CHN has done this work for decades, making a unique effort to educate advocates across the country through webinars, listservs, and analyses so they understand how critical federal decisions are made, and how they can weigh in.
We have continued to build our coalition, with an email list of 17,000 in human needs organizations nationwide, a much larger list of hundreds of thousands of concerned individuals, and active listservs of key allies. Over a recent six-month period, more than a half million actions were taken by advocates on economic and social justice issues.
We must get ready to do more. In the coming months we will face renewed attempts to require harsh cuts in nutrition, health care and other programs.
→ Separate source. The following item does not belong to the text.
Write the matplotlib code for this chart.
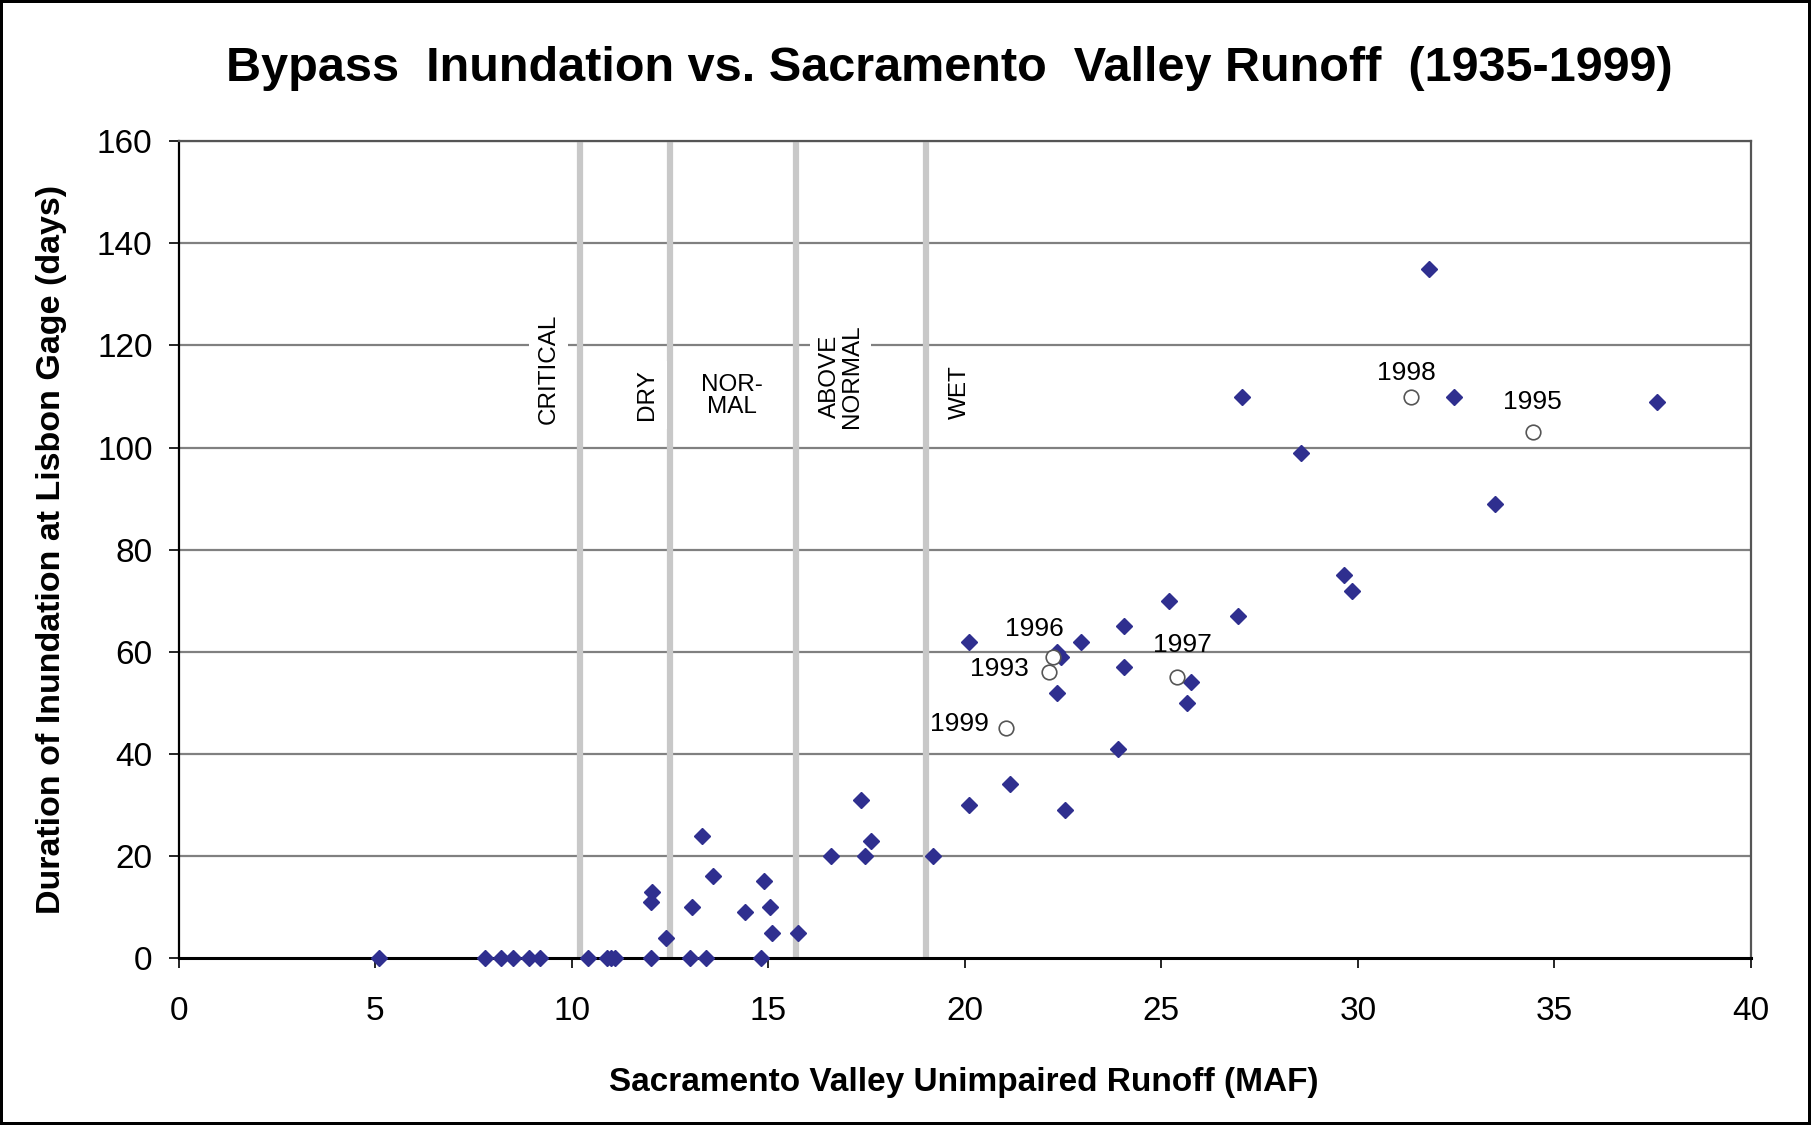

As in the past, some may threaten to force a catastrophic government default or shutdown if cuts are not made. Multi-trillion dollar tax cuts enacted during the Trump years will be expiring, an important opportunity to increase taxes on the ultra-wealthy and corporations, and to oppose powerful interests who will try to add more tax breaks at the top of the income scale. Clearly, the outcome of the election will make a big difference in what we will face, but we must be prepared for any scenario. In a closely divided federal government, there may be more risks than opportunities, but advocates can and must be ready for both.
Getting ready means even more coalition-building to benefit from the diverse policy, field, and communications strengths of organizations nationwide. We must be able to talk about how expanded investments help or how cuts will hurt real people and their communities, learning from people whose lives would be affected, and sharing analyses of the impact of proposed cuts or expansions. We need more service providers, community leaders, people of faith, workers, and families to join in and speak out. Most important, we need to maximize opportunities for people who need the assistance government can provide to speak for themselves and be heard by their elected leaders. We will need to make a lot of meaningful noise, showing Congress and the new administration that lots of people care about the decisions they will make.
The Coalition on Human Needs has expanded its reach because organizations trust us to provide practical and timely information about federal decision-making and to help them participate. The work leading up to the election will be over soon, we hope, but the work to hold our leaders accountable to meet their constituents’ needs – that can’t stop.